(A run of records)

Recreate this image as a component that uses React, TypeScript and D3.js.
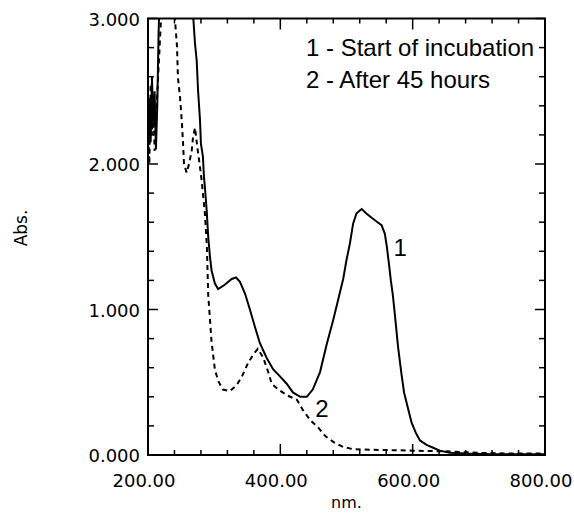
import React, { useEffect, useRef } from "react";
import * as d3 from "d3";

// wavelength (nm) / absorbance
const startNm = [200, 202, 204, 206, 208, 210, 212, 214, 216, 220, 264, 268.5, 271, 273.6, 275.6, 278.6, 280, 283, 284.6, 286, 288.7, 291, 293.7, 296, 301, 306, 316, 326.5, 333, 339, 346.6, 354, 361.7, 369, 379, 389, 399.5, 409.6, 419, 430, 440, 449, 460, 470, 480, 487, 495, 500, 505, 510, 515, 520, 523, 530, 538, 547, 553, 558, 561, 564, 567, 570, 573, 578, 583, 587, 593, 598.5, 605, 611, 621, 631, 641, 656, 680, 720, 760, 800];
const startAbs = [2.05, 2.45, 2.15, 2.6, 2.25, 2.5, 2.1, 2.4, 2.9, 3.5, 3.5, 3.0, 2.83, 2.71, 2.51, 2.3, 2.14, 2.05, 1.91, 1.84, 1.68, 1.5, 1.36, 1.27, 1.18, 1.14, 1.17, 1.21, 1.22, 1.19, 1.11, 1.0, 0.88, 0.77, 0.67, 0.59, 0.54, 0.49, 0.43, 0.4, 0.4, 0.45, 0.57, 0.76, 0.93, 1.06, 1.21, 1.34, 1.45, 1.59, 1.66, 1.68, 1.69, 1.66, 1.63, 1.6, 1.58, 1.52, 1.43, 1.32, 1.2, 1.1, 0.97, 0.74, 0.56, 0.43, 0.32, 0.22, 0.15, 0.1, 0.07, 0.05, 0.03, 0.016, 0.01, 0.005, 0.005, 0.005];

const afterNm = [200, 202, 204, 206, 208, 210, 212, 215, 219.6, 222, 238, 240.8, 243.8, 245.3, 248.4, 251, 253, 254.4, 258.5, 262, 266, 268, 271, 275, 278, 281, 286, 289, 291, 294, 296, 301, 306, 313, 324, 334, 342, 351, 359, 366, 374, 381, 387, 397, 410, 425, 434, 445, 457, 468, 480, 495, 510, 550, 600, 650, 700, 750, 800];
const afterAbs = [2.3, 2.0, 2.55, 2.2, 2.45, 2.09, 2.3, 2.57, 2.99, 3.5, 3.5, 2.99, 2.81, 2.59, 2.46, 2.3, 2.14, 2.0, 1.94, 2.0, 2.09, 2.18, 2.25, 2.1, 2.0, 1.89, 1.66, 1.43, 1.1, 0.91, 0.78, 0.59, 0.51, 0.45, 0.44, 0.48, 0.54, 0.63, 0.69, 0.73, 0.67, 0.58, 0.49, 0.45, 0.41, 0.38, 0.31, 0.24, 0.19, 0.13, 0.09, 0.055, 0.04, 0.035, 0.03, 0.025, 0.015, 0.01, 0.01];

const xMajor = [200, 400, 600, 800];
const yMajor = [0, 1, 2, 3];
const legendLines = ["1 - Start of incubation", "2 - After 45 hours"];
// curve number labels placed in data coordinates
const curveLabels = [
  { text: "1", nm: 581, abs: 1.37 },
  { text: "2", nm: 463, abs: 0.26 },
];

const W = 574;
const H = 514;

export default function App() {
  const svgRef = useRef<SVGSVGElement | null>(null);

  useEffect(() => {
    const svg = d3.select(svgRef.current);
    svg.selectAll("*").remove();

    const left = 148, right = 545, top = 18.5, bottom = 455;
    const x = d3.scaleLinear().domain([200, 800]).range([left, right]);
    const y = d3.scaleLinear().domain([0, 3]).range([bottom, top]);

    const tickFont = "'DejaVu Sans', Verdana, sans-serif";
    const textFont = "'Liberation Sans', Arial, sans-serif";

    svg.append("defs").append("clipPath").attr("id", "plot-clip")
      .append("rect")
      .attr("x", left).attr("y", top)
      .attr("width", right - left).attr("height", bottom - top);

    // --- curves
    const line = d3.line<[number, number]>()
      .x(d => x(d[0]))
      .y(d => y(d[1]));

    const series1: [number, number][] = startNm.map((n, i) => [n, startAbs[i]]);
    const series2: [number, number][] = afterNm.map((n, i) => [n, afterAbs[i]]);

    const curves = svg.append("g").attr("clip-path", "url(#plot-clip)");
    curves.append("path")
      .attr("d", line(series2))
      .attr("fill", "none")
      .attr("stroke", "#000")
      .attr("stroke-width", 2)
      .attr("stroke-dasharray", "5,4");
    curves.append("path")
      .attr("d", line(series1))
      .attr("fill", "none")
      .attr("stroke", "#000")
      .attr("stroke-width", 2);

    // --- ticks (inward on all four sides)
    const xMinor = d3.range(200, 801, 40).filter(v => v % 200 !== 0);
    const yMinor = d3.range(0, 3.001, 0.2).map(v => +v.toFixed(1)).filter(v => v % 1 !== 0);

    const ticks = svg.append("g").attr("stroke", "#000").attr("stroke-width", 1.5);
    const xTicks = [...xMajor.map(v => ({ v, len: 11 })), ...xMinor.map(v => ({ v, len: 5 }))];
    const yTicks = [...yMajor.map(v => ({ v, len: 10 })), ...yMinor.map(v => ({ v, len: 6 }))];

    xTicks.forEach(t => {
      ticks.append("line").attr("x1", x(t.v)).attr("x2", x(t.v)).attr("y1", bottom).attr("y2", bottom - t.len);
      ticks.append("line").attr("x1", x(t.v)).attr("x2", x(t.v)).attr("y1", top).attr("y2", top + t.len);
    });
    yTicks.forEach(t => {
      ticks.append("line").attr("x1", left).attr("x2", left + t.len).attr("y1", y(t.v)).attr("y2", y(t.v));
      ticks.append("line").attr("x1", right).attr("x2", right - t.len).attr("y1", y(t.v)).attr("y2", y(t.v));
    });

    // frame
    svg.append("rect")
      .attr("x", left).attr("y", top)
      .attr("width", right - left).attr("height", bottom - top)
      .attr("fill", "none")
      .attr("stroke", "#000")
      .attr("stroke-width", 2);

    // --- tick labels
    svg.append("g")
      .selectAll("text")
      .data(xMajor)
      .join("text")
      .attr("x", d => x(d) - 4)
      .attr("y", 487)
      .attr("text-anchor", "middle")
      .attr("font-family", tickFont)
      .attr("font-size", 18)
      .text(d => d3.format(".2f")(d));

    svg.append("g")
      .selectAll("text")
      .data(yMajor)
      .join("text")
      .attr("x", 140)
      .attr("y", d => y(d) + 7)
      .attr("text-anchor", "end")
      .attr("font-family", tickFont)
      .attr("font-size", 18)
      .text(d => d3.format(".3f")(d));

    // axis titles
    svg.append("text")
      .attr("x", (left + right) / 2)
      .attr("y", 508)
      .attr("text-anchor", "middle")
      .attr("font-family", tickFont)
      .attr("font-size", 16)
      .text("nm.");

    svg.append("text")
      .attr("transform", "translate(27,228) rotate(-90)")
      .attr("text-anchor", "middle")
      .attr("font-family", tickFont)
      .attr("font-size", 17)
      .text("Abs.");

    // legend
    svg.append("g")
      .selectAll("text")
      .data(legendLines)
      .join("text")
      .attr("x", 306)
      .attr("y", (d, i) => 56 + i * 31.5)
      .attr("font-family", textFont)
      .attr("font-size", 24)
      .text(d => d);

    // curve labels
    svg.append("g")
      .selectAll("text")
      .data(curveLabels)
      .join("text")
      .attr("x", d => x(d.nm))
      .attr("y", d => y(d.abs))
      .attr("text-anchor", "middle")
      .attr("font-family", textFont)
      .attr("font-size", 24)
      .text(d => d.text);
  }, []);

  return (
    <svg
      ref={svgRef}
      width={W}
      height={H}
      style={{ position: "absolute", left: 0, top: 0, background: "#fff", display: "block" }}
    />
  );
}
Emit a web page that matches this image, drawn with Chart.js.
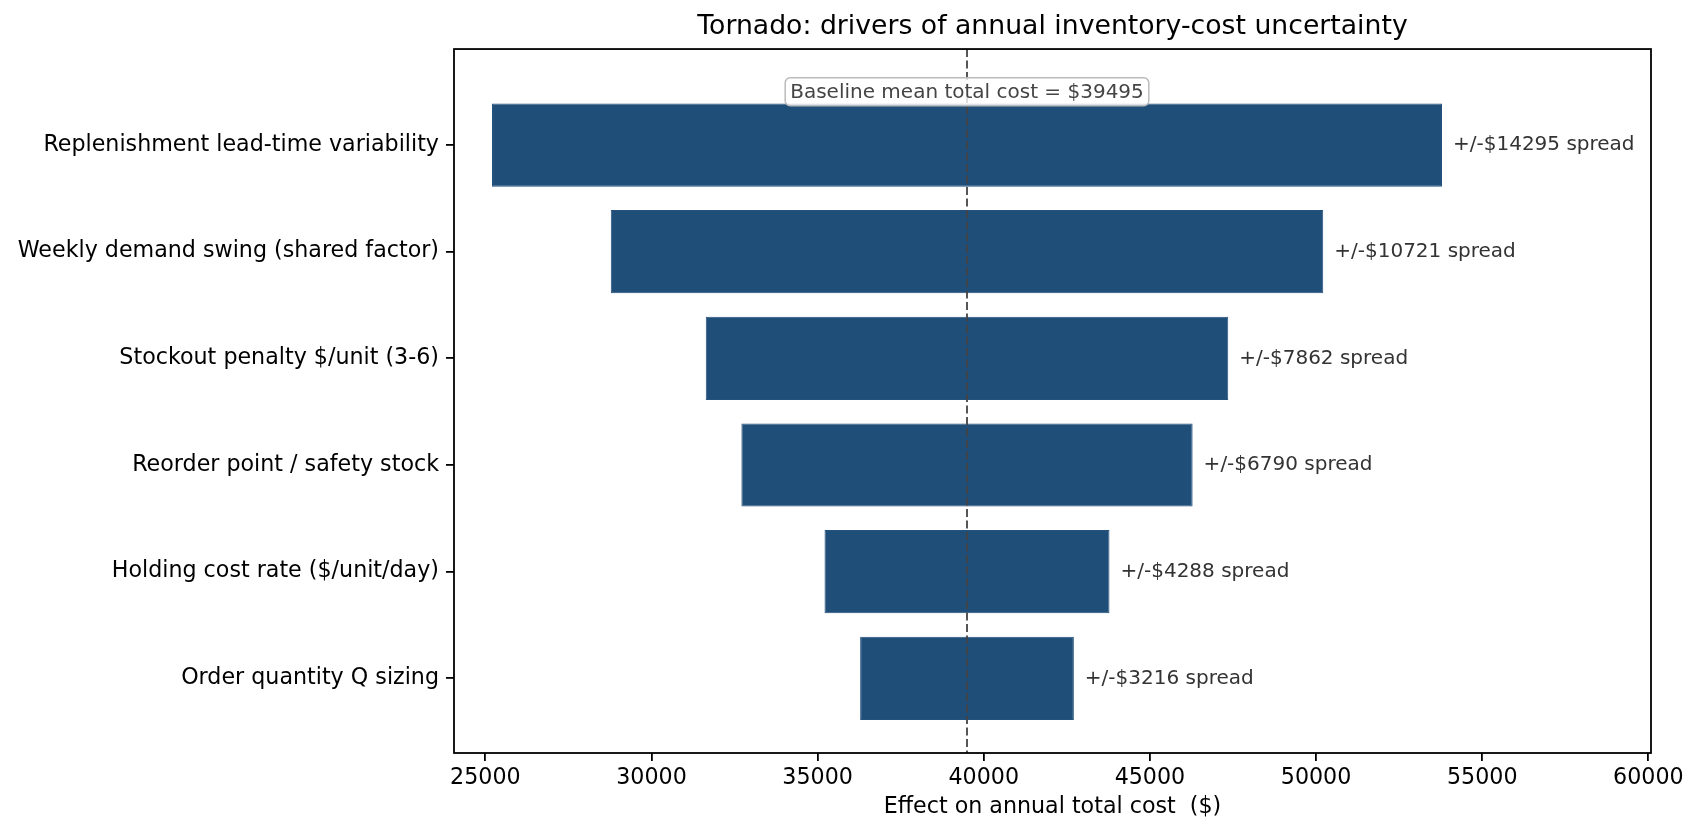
<!DOCTYPE html>
<html>
<head>
<meta charset="utf-8">
<title>Tornado chart</title>
<script src="https://cdn.jsdelivr.net/npm/chart.js@4.4.1/dist/chart.umd.min.js"></script>
<style>
  html, body { margin: 0; padding: 0; background: #fff; }
  #wrap { width: 1698px; height: 834px; position: relative; }
</style>
</head>
<body>
<div id="wrap"><canvas id="tornadoChart"></canvas></div>
<script>
// values
const drivers = [
    'Replenishment lead-time variability',
    'Weekly demand swing (shared factor)',
    'Stockout penalty $/unit (3-6)',
    'Reorder point / safety stock',
    'Holding cost rate ($/unit/day)',
    'Order quantity Q sizing'
];
const spreads = [14295, 10721, 7862, 6790, 4288, 3216];
const baselineCost = 39495;
const xTickValues = [25000, 30000, 35000, 40000, 45000, 50000, 55000, 60000];

// each bar runs baseline - spread .. baseline + spread
const lowEnds = spreads.map(s => baselineCost - s);
const highEnds = spreads.map(s => baselineCost + s);

const FONT = '"DejaVu Sans", "Liberation Sans", sans-serif';

const overlayPlugin = {
    id: 'tornadoOverlay',
    afterDatasetsDraw(chart) {
        const { ctx, chartArea: a, scales: { x, y } } = chart;
        const bx = x.getPixelForValue(baselineCost);
        ctx.save();

        // dashed baseline
        ctx.strokeStyle = '#444';
        ctx.lineWidth = 1.8;
        ctx.setLineDash([8, 3.5]);
        ctx.beginPath();
        ctx.moveTo(bx, a.top);
        ctx.lineTo(bx, a.bottom);
        ctx.stroke();
        ctx.setLineDash([]);

        // spread labels right of each bar
        ctx.font = '20px ' + FONT;
        ctx.fillStyle = '#333';
        ctx.textAlign = 'left';
        ctx.textBaseline = 'middle';
        spreads.forEach((s, i) => {
            ctx.fillText('+/-$' + s + ' spread', x.getPixelForValue(highEnds[i]) + 11, y.getPixelForValue(i));
        });

        // baseline annotation box
        const label = 'Baseline mean total cost = $' + baselineCost;
        const ty = y.getPixelForValue(-0.5);
        const w = ctx.measureText(label).width;
        ctx.beginPath();
        ctx.roundRect(bx - w / 2 - 5, ty - 14, w + 10, 28, 5);
        ctx.fillStyle = 'rgba(255,255,255,0.8)';
        ctx.fill();
        ctx.strokeStyle = '#bbb';
        ctx.lineWidth = 1.5;
        ctx.stroke();
        ctx.fillStyle = '#444';
        ctx.textAlign = 'center';
        ctx.fillText(label, bx, ty + 1);

        ctx.restore();
    },
    afterDraw(chart) {
        const { ctx, chartArea: a } = chart;
        ctx.save();
        ctx.strokeStyle = '#000';
        ctx.lineWidth = 1.8;
        ctx.strokeRect(a.left, a.top, a.right - a.left, a.bottom - a.top);
        ctx.restore();
    }
};

function initChart() {
    const ctx = document.getElementById('tornadoChart').getContext('2d');
    new Chart(ctx, {
        type: 'bar',
        data: {
            datasets: [{
                data: drivers.map((d, i) => ({ x: [lowEnds[i], highEnds[i]], y: i })),
                backgroundColor: '#1f4e79',
                borderColor: '#24527e',
                borderWidth: 1,
                borderSkipped: false,
                categoryPercentage: 1,
                barPercentage: 0.78
            }]
        },
        options: {
            indexAxis: 'y',
            responsive: true,
            maintainAspectRatio: false,
            animation: false,
            layout: { padding: { left: 0, right: 47, top: 0, bottom: 0 } },
            plugins: {
                legend: { display: false },
                tooltip: { enabled: false },
                title: {
                    display: true,
                    fullSize: false,
                    text: 'Tornado: drivers of annual inventory-cost uncertainty',
                    color: '#000',
                    font: { family: FONT, size: 26.7, weight: 'normal' },
                    padding: { top: 11, bottom: 6 }
                }
            },
            scales: {
                x: {
                    type: 'linear',
                    min: 24056,
                    max: 60080,
                    afterBuildTicks: scale => { scale.ticks = xTickValues.map(v => ({ value: v })); },
                    afterFit: scale => { scale.height = 81; },
                    ticks: {
                        color: '#000',
                        font: { family: FONT, size: 22.2 },
                        padding: 4,
                        maxRotation: 0,
                        autoSkip: false,
                        callback: v => String(v)
                    },
                    grid: { display: true, drawOnChartArea: false, drawTicks: true, tickLength: 8, color: '#000', lineWidth: 1.8 },
                    border: { display: false },
                    title: {
                        display: true,
                        text: 'Effect on annual total cost  ($)',
                        color: '#000',
                        font: { family: FONT, size: 22.2 },
                        padding: { top: 0, bottom: 13 }
                    }
                },
                y: {
                    type: 'linear',
                    reverse: true,
                    offset: false,
                    min: -0.9,
                    max: 5.7,
                    afterBuildTicks: scale => { scale.ticks = drivers.map((d, i) => ({ value: i })); },
                    afterFit: scale => { scale.width = 454; },
                    ticks: {
                        color: '#000',
                        font: { family: FONT, size: 22.2 },
                        padding: 7,
                        autoSkip: false,
                        callback: v => drivers[v]
                    },
                    grid: { display: true, offset: false, drawOnChartArea: false, drawTicks: true, tickLength: 8, color: '#000', lineWidth: 1.8 },
                    border: { display: false }
                }
            }
        },
        plugins: [overlayPlugin]
    });
}

document.addEventListener('DOMContentLoaded', initChart);
</script>
</body>
</html>
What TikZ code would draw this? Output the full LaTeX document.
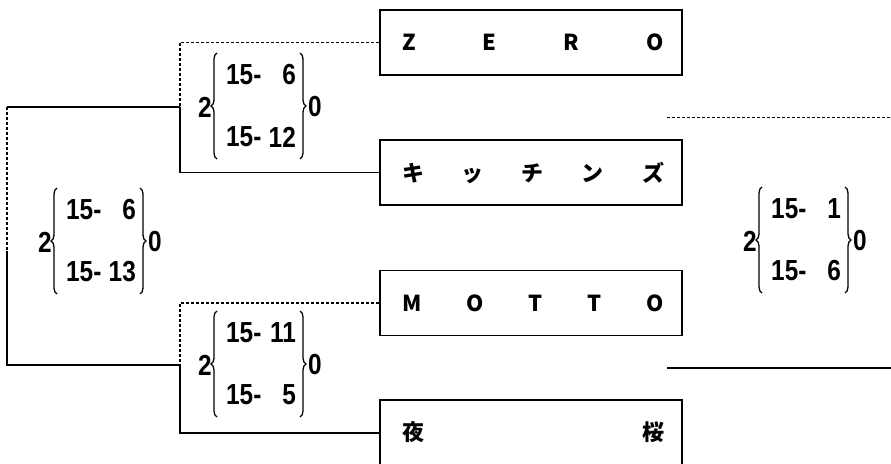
\documentclass[tikz,border=0pt]{standalone}
\usepackage{graphicx}
\usepackage{fontspec}
\setmainfont{Liberation Sans}
\newfontfamily\jpfont{Noto Sans CJK JP}
\usetikzlibrary{decorations.pathreplacing}

\newcommand\nm[1]{\scalebox{0.84}[1]{#1}}
\tikzset{
  teambox/.style={draw, line width=1.6pt, minimum width=302pt, minimum height=65pt, inner sep=0pt},
  boxtext/.style={font=\jpfont\bfseries\fontsize{22}{22}\selectfont, inner sep=0pt},
  solidline/.style={line width=1.5pt},
  dashline/.style={line width=1.1pt, dash pattern=on 3pt off 2pt},
  num/.style={font=\fontsize{29}{29}\selectfont\bfseries, inner sep=0pt},
  curly/.style={decorate, decoration={brace, amplitude=6pt, aspect=0.5}, line width=1.3pt},
}
\newcommand\scoreset[5]{%
  \node[num] (#1-two) at (#2,#3) {\nm{2}};
  \node[num,anchor=west] (#1-a1) at ({#2+21},{#3-32}) {\nm{15-}};
  \node[num,anchor=east] (#1-a2) at ({#2+91},{#3-32}) {\nm{#4}};
  \node[num,anchor=west] (#1-b1) at ({#2+21},{#3+30}) {\nm{15-}};
  \node[num,anchor=east] (#1-b2) at ({#2+91},{#3+30}) {\nm{#5}};
  \draw[curly] ({#2+12},{#3+52}) -- ({#2+12},{#3-54});
  \draw[curly] ({#2+95},{#3-54}) -- ({#2+95},{#3+52});
  \node[num] (#1-zero) at ({#2+110},{#3}) {\nm{0}};
}

\begin{document}
\begin{tikzpicture}[x=1pt,y=-1pt]
  \clip (0,0) rectangle (891,463);
  \useasboundingbox (0,0) rectangle (891,463);

  % team boxes
  \node[teambox] (zero) at (531,42.5) {};
  \node[teambox] (kitchens) at (531,172.5) {};
  \node[teambox] (motto) at (531,303) {};
  \node[teambox, minimum height=66pt] (yozakura) at (531,433) {};

  \node[boxtext] (zero-t) at (533,42.5) {\makebox[262pt]{Z\hfill E\hfill R\hfill O}};
  \node[boxtext] (kitchens-t) at (533,172.5) {\makebox[262pt]{キ\hfill ッ\hfill チ\hfill ン\hfill ズ}};
  \node[boxtext] (motto-t) at (533,303) {\makebox[262pt]{M\hfill O\hfill T\hfill T\hfill O}};
  \node[boxtext] (yozakura-t) at (533,432) {\makebox[262pt]{夜\hfill 桜}};

  % junction points
  \coordinate (j1) at (180,107);
  \coordinate (j2) at (180,365);
  \coordinate (l1) at (7,107);
  \coordinate (lm) at (7,251);
  \coordinate (l2) at (7,365);

  \draw[dashline] (zero.west) -| (j1);
  \draw[solidline] (kitchens.west) -| (j1);
  \draw[dashline] (motto.west) -| (j2);
  \draw[solidline] (yozakura.west) -| (j2);
  \draw[solidline] (j1) -- (l1);
  \draw[dashline] (l1) -- (lm);
  \draw[solidline] (lm) -- (l2) -- (j2);

  % right side lines
  \coordinate (r1a) at (667,117);
  \coordinate (r1b) at (891,117);
  \coordinate (r2a) at (667,368);
  \coordinate (r2b) at (891,368);
  \draw[dashline, line width=0.9pt] (r1a) -- (r1b);
  \draw[solidline] (r2a) -- (r2b);

  % scores
  \scoreset{s1}{205}{107}{6}{12}
  \scoreset{s2}{45}{242}{6}{13}
  \scoreset{s3}{205}{365}{11}{5}
  \scoreset{s4}{750}{241}{1}{6}
\end{tikzpicture}
\end{document}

Task: Transcribe only the lines above that start at the line containing "Emit a web page" and end at the line containing "ctx.setLineDash([]);". Omit pictures.

Reply to the exercise:
Emit a web page that matches this image, drawn with Chart.js.
<!DOCTYPE html>
<html>
<head>
<meta charset="utf-8">
<title>Tornado chart</title>
<script src="https://cdn.jsdelivr.net/npm/chart.js@4.4.1/dist/chart.umd.min.js"></script>
<style>
  html, body { margin: 0; padding: 0; background: #fff; }
  #wrap { width: 1698px; height: 834px; position: relative; }
</style>
</head>
<body>
<div id="wrap"><canvas id="tornadoChart"></canvas></div>
<script>
// values
const drivers = [
    'Replenishment lead-time variability',
    'Weekly demand swing (shared factor)',
    'Stockout penalty $/unit (3-6)',
    'Reorder point / safety stock',
    'Holding cost rate ($/unit/day)',
    'Order quantity Q sizing'
];
const spreads = [14295, 10721, 7862, 6790, 4288, 3216];
const baselineCost = 39495;
const xTickValues = [25000, 30000, 35000, 40000, 45000, 50000, 55000, 60000];

// each bar runs baseline - spread .. baseline + spread
const lowEnds = spreads.map(s => baselineCost - s);
const highEnds = spreads.map(s => baselineCost + s);

const FONT = '"DejaVu Sans", "Liberation Sans", sans-serif';

const overlayPlugin = {
    id: 'tornadoOverlay',
    afterDatasetsDraw(chart) {
        const { ctx, chartArea: a, scales: { x, y } } = chart;
        const bx = x.getPixelForValue(baselineCost);
        ctx.save();

        // dashed baseline
        ctx.strokeStyle = '#444';
        ctx.lineWidth = 1.8;
        ctx.setLineDash([8, 3.5]);
        ctx.beginPath();
        ctx.moveTo(bx, a.top);
        ctx.lineTo(bx, a.bottom);
        ctx.stroke();
        ctx.setLineDash([]);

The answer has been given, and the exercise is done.